Challenge
Pictures are not part of the copy. Retype the lines from the first one through the line that contains "width=0.6pt] (489,412) circle[radius=81pt];".

Supplied records
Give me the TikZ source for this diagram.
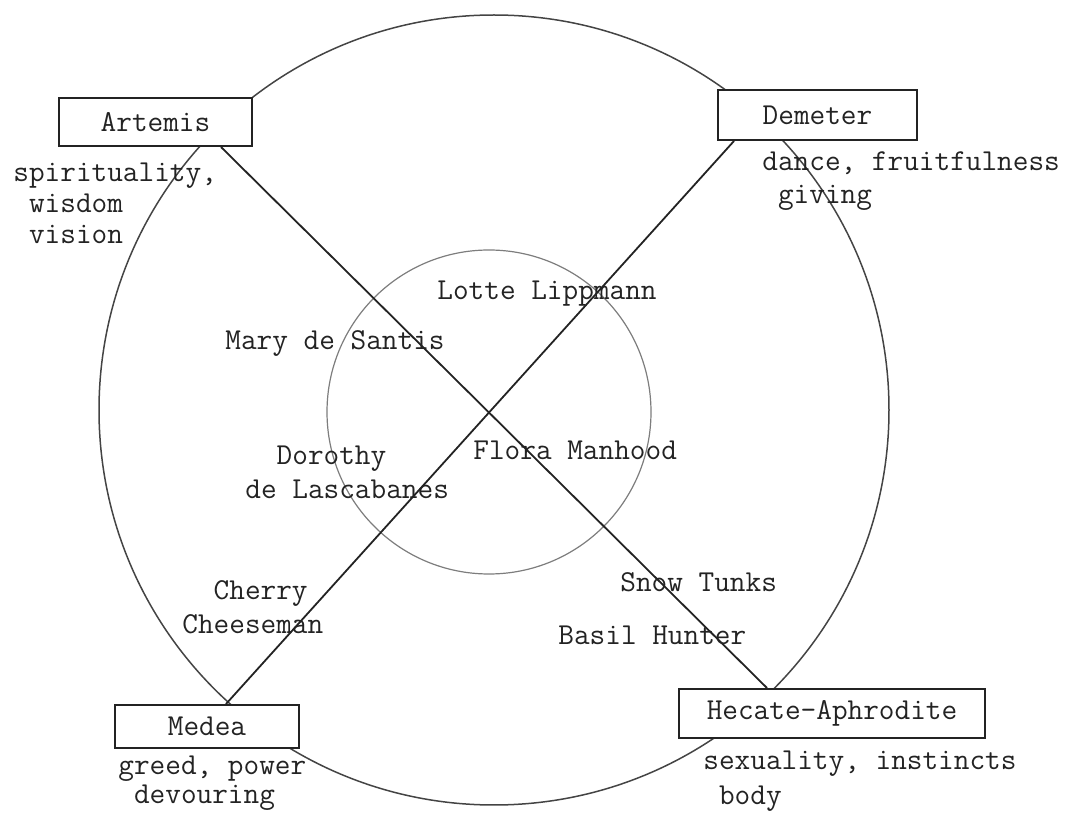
\documentclass[tikz,border=0pt]{standalone}
\definecolor{inkgrey}{RGB}{35,35,35}
\definecolor{pencilgrey}{RGB}{125,125,125}
\usepackage{tikz}
\usetikzlibrary{calc}

\begin{document}
\begin{tikzpicture}[x=0.5pt, y=-0.5pt,
    typed/.style={font=\fontsize{15.2}{16.5}\selectfont\ttfamily, text=inkgrey, inner sep=0pt},
    goddess/.style={typed, draw=inkgrey, line width=1pt, fill=white},
    axis/.style={draw=inkgrey, line width=0.9pt},
    ring/.style={draw=inkgrey!85, line width=0.75pt}]
    \useasboundingbox (0,0) rectangle (1073,818);

    % outer and inner rings
    \draw[ring] (494,410) circle[radius=197.5pt];
    \draw[ring, draw=pencilgrey, line width=0.6pt] (489,412) circle[radius=81pt];

    % the four goddesses
    \node[goddess, minimum width=96.5pt, minimum height=24pt] (artemis) at (155.5,122) {Artemis};
    \node[goddess, minimum width=99.5pt, minimum height=25pt] (demeter) at (817.5,115) {Demeter};
    \node[goddess, minimum width=92pt, minimum height=21.5pt] (medea) at (207,726.5) {Medea};
    \node[goddess, minimum width=153pt, minimum height=24.5pt] (hecate) at (832,713.5) {Hecate-Aphrodite};

    \draw[axis] ($(artemis.south west)+(163,0)$) -- ($(hecate.north west)+(89,0)$);
    \draw[axis] ($(demeter.south west)+(17,0)$) -- ($(medea.north west)+(112,0)$);

    % qualities
    \node[typed, anchor=north west, align=left] (artemisnote) at (13,163) {spirituality,\\[-1pt]\hphantom{x}wisdom\\[-1pt]\hphantom{x}vision};
    \node[typed, anchor=north west, align=left] (demeternote) at (762,151) {dance, fruitfulness\\\hphantom{x}giving};
    \node[typed, anchor=north west, align=left] (medeanote) at (118,756) {greed, power\\[-2pt]\hphantom{x}devouring};
    \node[typed, anchor=north west, align=left] (hecatenote) at (703,751) {sexuality, instincts\\[1pt]\hphantom{x}body};

    % people
    \node[typed, anchor=mid west] (lotte) at (437,295) {Lotte Lippmann};
    \node[typed, anchor=mid west] (mary) at (225,345) {Mary de Santis};
    \node[typed, anchor=north west, align=left] (dorothy) at (245,446) {\hphantom{xx}Dorothy\\[0.5pt]de Lascabanes};
    \node[typed, anchor=mid west] (flora) at (473,455) {Flora Manhood};
    \node[typed, anchor=north west, align=left] (cherry) at (182,580) {\hphantom{xx}Cherry\\[0.5pt]Cheeseman};
    \node[typed, anchor=mid west] (snow) at (620,587) {Snow Tunks};
    \node[typed, anchor=mid west] (basil) at (558,640) {Basil Hunter};
\end{tikzpicture}
\end{document}
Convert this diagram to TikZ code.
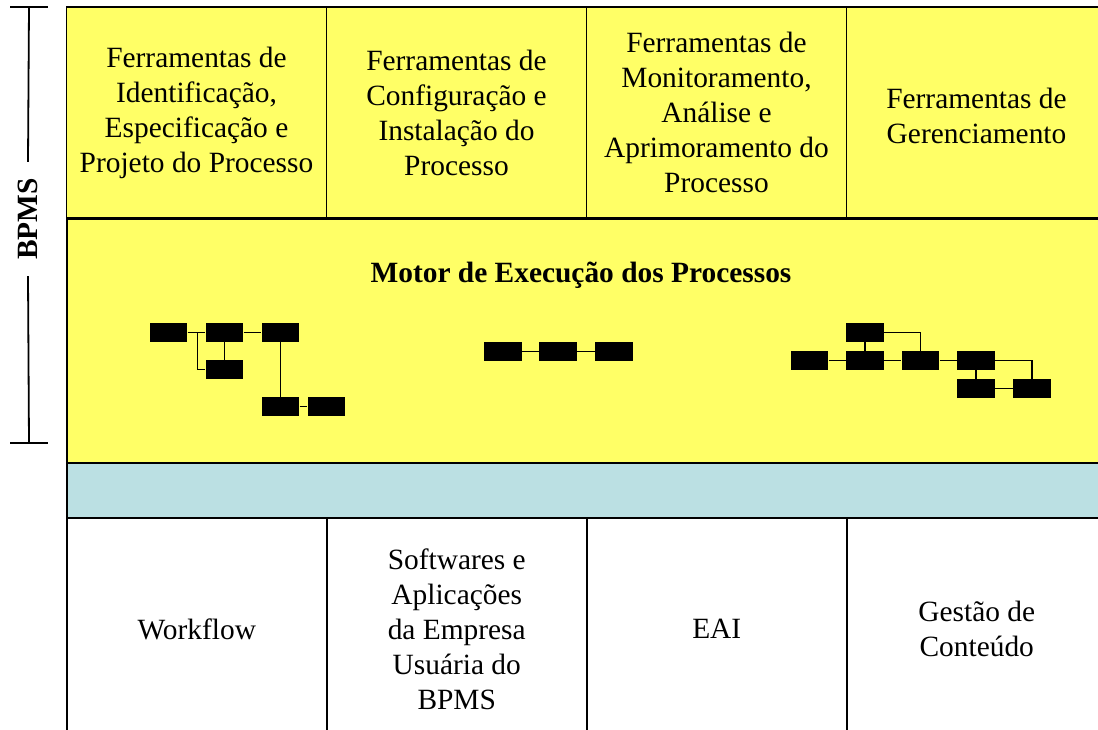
\documentclass[tikz,border=0pt]{standalone}
\usepackage{fontspec}
\setmainfont{Liberation Serif}
\definecolor{bpmyellow}{RGB}{255,255,102}
\definecolor{bpmblue}{RGB}{187,224,227}
\tikzset{
  cell/.style={draw=black, line width=0.75pt, inner sep=0pt, align=center, minimum width=130pt},
  tool/.style={cell, fill=bpmyellow, minimum height=105.5pt},
  base/.style={cell, fill=white, minimum height=111.5pt, anchor=north west},
  proc/.style={fill=black, inner sep=0pt, minimum width=18.75pt, minimum height=9.5pt},
  link/.style={line width=0.6pt},
}
\begin{document}
\begin{tikzpicture}[x=0.5pt,y=-0.5pt,font=\fontsize{14.7}{17.5}\selectfont]
\clip (0,0) rectangle (1098,729);
% ferramentas
\node[tool] (ident) at (196.5,112.5) {Ferramentas de\\Identificação,\\Especificação e\\Projeto do Processo};
\node[tool] (config) at (456.5,112.5) {Ferramentas de\\Configuração e\\Instalação do\\Processo};
\node[tool] (monit) at (716.5,112.5) {Ferramentas de\\Monitoramento,\\Análise e\\Aprimoramento do\\Processo};
\node[tool] (geren) at (976.5,112.5) {\\[-4pt]Ferramentas de\\Gerenciamento};
% motor
\node[cell, fill=bpmyellow, minimum width=520.5pt, minimum height=122pt, anchor=north west] (motor) at (66,218) {};
\node[font=\fontsize{14.7}{17.5}\selectfont\bfseries] (motortitle) at (581,275) {Motor de Execução dos Processos};
\node[cell, fill=bpmblue, line width=1pt, minimum width=520.5pt, minimum height=27.5pt, anchor=north west] (integ) at (66,462) {};
% base
\node[base] (wf) at (66,517) {Workflow};
\node[base] (soft) at (326,517) {Softwares e\\Aplicações\\da Empresa\\Usuária do\\BPMS};
\node[base] (eai) at (586,517) {EAI};
\node[base] (gestao) at (846,517) {Gestão de\\Conteúdo};

% processo 1
\node[proc] (a1) at (168.5,332.5) {};
\node[proc] (a2) at (224.5,332.5) {};
\node[proc] (a3) at (280.5,332.5) {};
\node[proc] (a4) at (224.5,369.5) {};
\node[proc] (a5) at (280.5,406.5) {};
\node[proc] (a6) at (326.5,406.5) {};
\draw[link] (a1) -- (a2);
\draw[link] (a2) -- (a3);
\draw[link] (a2) -- (a4);
\draw[link] (a3) -- (a5);
\draw[link] (a5) -- (a6);
\draw[link] (a1.east) -- ++(10,0) |- (a4.west);
% processo 2
\node[proc] (b1) at (503,351.5) {};
\node[proc] (b2) at (558,351.5) {};
\node[proc] (b3) at (614,351.5) {};
\draw[link] (b1) -- (b2);
\draw[link] (b2) -- (b3);
% processo 3
\node[proc] (c1) at (865,332.5) {};
\node[proc] (c2) at (809.5,360.5) {};
\node[proc] (c3) at (865,360.5) {};
\node[proc] (c4) at (920.5,360.5) {};
\node[proc] (c5) at (976,360.5) {};
\node[proc] (c6) at (976,388.5) {};
\node[proc] (c7) at (1032,388.5) {};
\draw[link] (c2) -- (c3);
\draw[link] (c3) -- (c4);
\draw[link] (c4) -- (c5);
\draw[link] (c1) -- (c3);
\draw[link] (c1.east) -| (c4.north);
\draw[link] (c5.east) -| (c7.north);
\draw[link] (c5) -- (c6);
\draw[link] (c6) -- (c7);

% chave BPMS
\coordinate (bt) at (29,7);
\coordinate (bb) at (29,443);
\node[font=\fontsize{14.7}{17.5}\selectfont\bfseries, rotate=90, inner xsep=8pt] (bpms) at (28,219) {BPMS};
\draw[line width=0.9pt] (bt) -- (bpms.east);
\draw[line width=0.9pt] (bpms.west) -- (bb);
\draw[line width=0.9pt] ([xshift=-9.5pt]bt) -- ([xshift=9.5pt]bt);
\draw[line width=0.9pt] ([xshift=-9.5pt]bb) -- ([xshift=9.5pt]bb);
\end{tikzpicture}
\end{document}
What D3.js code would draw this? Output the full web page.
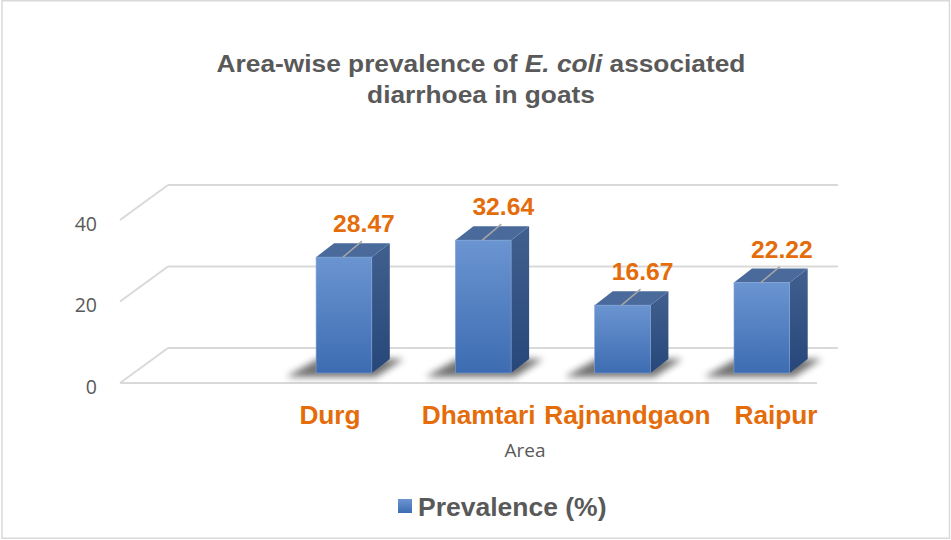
<!DOCTYPE html>
<html>
<head>
<meta charset="utf-8">
<script src="https://cdn.jsdelivr.net/npm/d3@7"></script>
<style>
  html, body { margin: 0; padding: 0; background: #fff; }
  svg { display: block; }
</style>
</head>
<body>
<svg id="chart" width="951" height="540"></svg>
<script>
// ---- data ----
const categories = ["Durg", "Dhamtari", "Rajnandgaon", "Raipur"];
const values = [28.47, 32.64, 16.67, 22.22];
const yTicks = [0, 20, 40];
const titleLine1 = ["Area-wise prevalence of ", "E. coli", " associated"];
const titleLine2 = "diarrhoea in goats";
const xAxisTitle = "Area";
const legendLabel = "Prevalence (%)";

// ---- setup ----
const svg = d3.select("#chart");
const orange = "#E46C0A";
const grey = "#595959";
const SX = 1.06; // horizontal text stretch of the original

svg.append("rect").attr("x", 2).attr("y", 0.75).attr("width", 947.5).attr("height", 537.5)
  .attr("fill", "#fff").attr("stroke", "#d9d9d9").attr("stroke-width", 1.5);

const defs = svg.append("defs");
const gFront = defs.append("linearGradient").attr("id", "gFront").attr("x1", 0).attr("y1", 0).attr("x2", 0).attr("y2", 1);
gFront.append("stop").attr("offset", "0%").attr("stop-color", "#6b95d1");
gFront.append("stop").attr("offset", "100%").attr("stop-color", "#3d6cb2");
const gSide = defs.append("linearGradient").attr("id", "gSide").attr("x1", 0).attr("y1", 0).attr("x2", 0).attr("y2", 1);
gSide.append("stop").attr("offset", "0%").attr("stop-color", "#41608f");
gSide.append("stop").attr("offset", "100%").attr("stop-color", "#27477a");
const blur = defs.append("filter").attr("id", "blur").attr("x", "-50%").attr("y", "-100%").attr("width", "200%").attr("height", "300%");
blur.append("feGaussianBlur").attr("stdDeviation", 3.5);

// scales
const x = d3.scaleBand().domain(categories).range([274.3, 831.5]).paddingInner(0.6).paddingOuter(0.3);
const y = d3.scaleLinear().domain([0, 40]).range([373, 210.2]);        // bar front plane
const yWall = d3.scaleLinear().domain([0, 40]).range([348, 185]);      // back wall
const xLabel = d3.scalePoint().domain(categories).range([330, 776]);
const depthX = 18, depthY = -14;
const wallLeftBack = 168, wallLeftFront = 120, wallRight = 838, floorFrontRight = 817;
const wallDY = 35;

function stretchedText(g, txt, px, py, opts) {
  const t = g.append("text")
    .attr("transform", `translate(${px},${py}) scale(${opts.sx || 1},1)`)
    .attr("text-anchor", opts.anchor || "middle")
    .attr("font-family", opts.family || "'Liberation Sans', Arial, sans-serif")
    .attr("font-size", opts.size)
    .attr("font-weight", opts.weight || "normal")
    .attr("fill", opts.fill)
    .text(txt);
  if (opts.baseline) t.attr("dominant-baseline", opts.baseline);
  return t;
}

// ---- title ----
const tt = svg.append("text")
  .attr("transform", `translate(481,72) scale(${SX},1)`)
  .attr("text-anchor", "middle")
  .attr("font-family", "'Liberation Sans', Arial, sans-serif")
  .attr("font-size", 24.8).attr("font-weight", "bold").attr("fill", grey);
titleLine1.forEach((s, i) => {
  tt.append("tspan").attr("font-style", i === 1 ? "italic" : "normal").text(s);
});
stretchedText(svg, titleLine2, 481, 103, { sx: SX, size: 24.8, weight: "bold", fill: grey });

// ---- grid (3D walls) ----
const grid = svg.append("g").attr("stroke", "#d9d9d9").attr("stroke-width", 2).attr("fill", "none");
yTicks.forEach(v => {
  const yb = yWall(v);
  grid.append("line").attr("x1", wallLeftBack).attr("x2", wallRight).attr("y1", yb).attr("y2", yb);
  grid.append("line").attr("x1", wallLeftBack).attr("y1", yb).attr("x2", wallLeftFront).attr("y2", yb + wallDY);
});
grid.append("line").attr("x1", wallLeftFront).attr("x2", floorFrontRight)
  .attr("y1", yWall(0) + wallDY).attr("y2", yWall(0) + wallDY);

// tick labels
yTicks.forEach(v => {
  stretchedText(svg, String(v), 97, yWall(v) + wallDY + 3, {
    anchor: "end", family: "'Open Sans', 'DejaVu Sans', sans-serif", size: 19.5, fill: grey, baseline: "central"
  });
});

// ---- bars ----
const bars = svg.append("g");
const data = categories.map((c, i) => ({ c, v: values[i] }));

// shadows
bars.selectAll("path.shadow").data(data).enter().append("path")
  .attr("class", "shadow")
  .attr("d", d => {
    const L = x(d.c), R = L + x.bandwidth(), B = y(0);
    return `M${L - 30},${B + 4} L${R + 4},${B + 4} L${R + 32},${B - 14} L${L + 2},${B - 14} Z`;
  })
  .attr("fill", "#000").attr("opacity", 0.55).attr("filter", "url(#blur)");

const bar = bars.selectAll("g.bar").data(data).enter().append("g").attr("class", "bar");
// side face
bar.append("path")
  .attr("d", d => {
    const R = x(d.c) + x.bandwidth(), T = y(d.v), B = y(0);
    return `M${R},${T} L${R + depthX},${T + depthY} L${R + depthX},${B + depthY} L${R},${B} Z`;
  })
  .attr("fill", "url(#gSide)");
// top face
bar.append("path")
  .attr("d", d => {
    const L = x(d.c), R = L + x.bandwidth(), T = y(d.v);
    return `M${L},${T} L${L + depthX},${T + depthY} L${R + depthX},${T + depthY} L${R},${T} Z`;
  })
  .attr("fill", "#4b6a9c");
// front face
bar.append("rect")
  .attr("x", d => x(d.c)).attr("y", d => y(d.v))
  .attr("width", x.bandwidth()).attr("height", d => y(0) - y(d.v))
  .attr("fill", "url(#gFront)").attr("stroke", "#7ea2d8").attr("stroke-width", 0.6);

// leader lines + value labels
const ldx = 19, ldy = -16;
bar.append("line")
  .attr("x1", d => x(d.c) + x.bandwidth() / 2 - 1).attr("y1", d => y(d.v))
  .attr("x2", d => x(d.c) + x.bandwidth() / 2 - 1 + ldx).attr("y2", d => y(d.v) + ldy)
  .attr("stroke", "#a6a6a6").attr("stroke-width", 1.5);
bar.each(function(d) {
  stretchedText(d3.select(this), d.v.toFixed(2), x(d.c) + x.bandwidth() / 2 + ldx + 1, y(d.v) + ldy - 9, {
    sx: 1.05, size: 23.5, weight: "bold", fill: orange
  });
});

// ---- category labels ----
categories.forEach(c => {
  stretchedText(svg, c, xLabel(c), 424, { sx: 1.05, size: 25, weight: "bold", fill: orange });
});

// axis title
stretchedText(svg, xAxisTitle, 525, 457, {
  family: "'Open Sans', 'DejaVu Sans', sans-serif", size: 19, fill: grey
});

// ---- legend ----
svg.append("rect").attr("x", 398).attr("y", 499).attr("width", 14).attr("height", 14)
  .attr("fill", "url(#gFront)");
stretchedText(svg, legendLabel, 418, 516, { anchor: "start", sx: SX, size: 25, weight: "bold", fill: grey });
</script>
</body>
</html>
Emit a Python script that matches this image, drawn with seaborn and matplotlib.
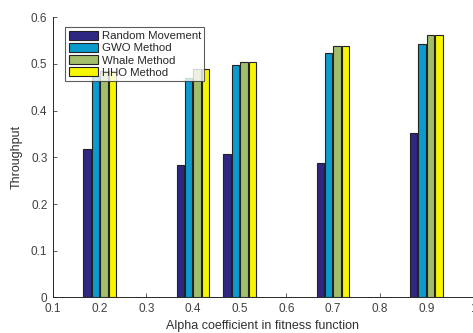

The result
Give me the TikZ source for this diagram.
\documentclass[tikz,border=0pt]{standalone}
\definecolor{inkgrey}{RGB}{35,35,35}
\definecolor{pencilgrey}{RGB}{125,125,125}
\usepackage{tikz}
\usetikzlibrary{calc}

\begin{document}
\begin{tikzpicture}[x=0.5pt, y=-0.5pt,
    typed/.style={font=\fontsize{15.2}{16.5}\selectfont\ttfamily, text=inkgrey, inner sep=0pt},
    goddess/.style={typed, draw=inkgrey, line width=1pt, fill=white},
    axis/.style={draw=inkgrey, line width=0.9pt},
    ring/.style={draw=inkgrey!85, line width=0.75pt}]
    \useasboundingbox (0,0) rectangle (1073,818);

    % outer and inner rings
    \draw[ring] (494,410) circle[radius=197.5pt];
    \draw[ring, draw=pencilgrey, line width=0.6pt] (489,412) circle[radius=81pt];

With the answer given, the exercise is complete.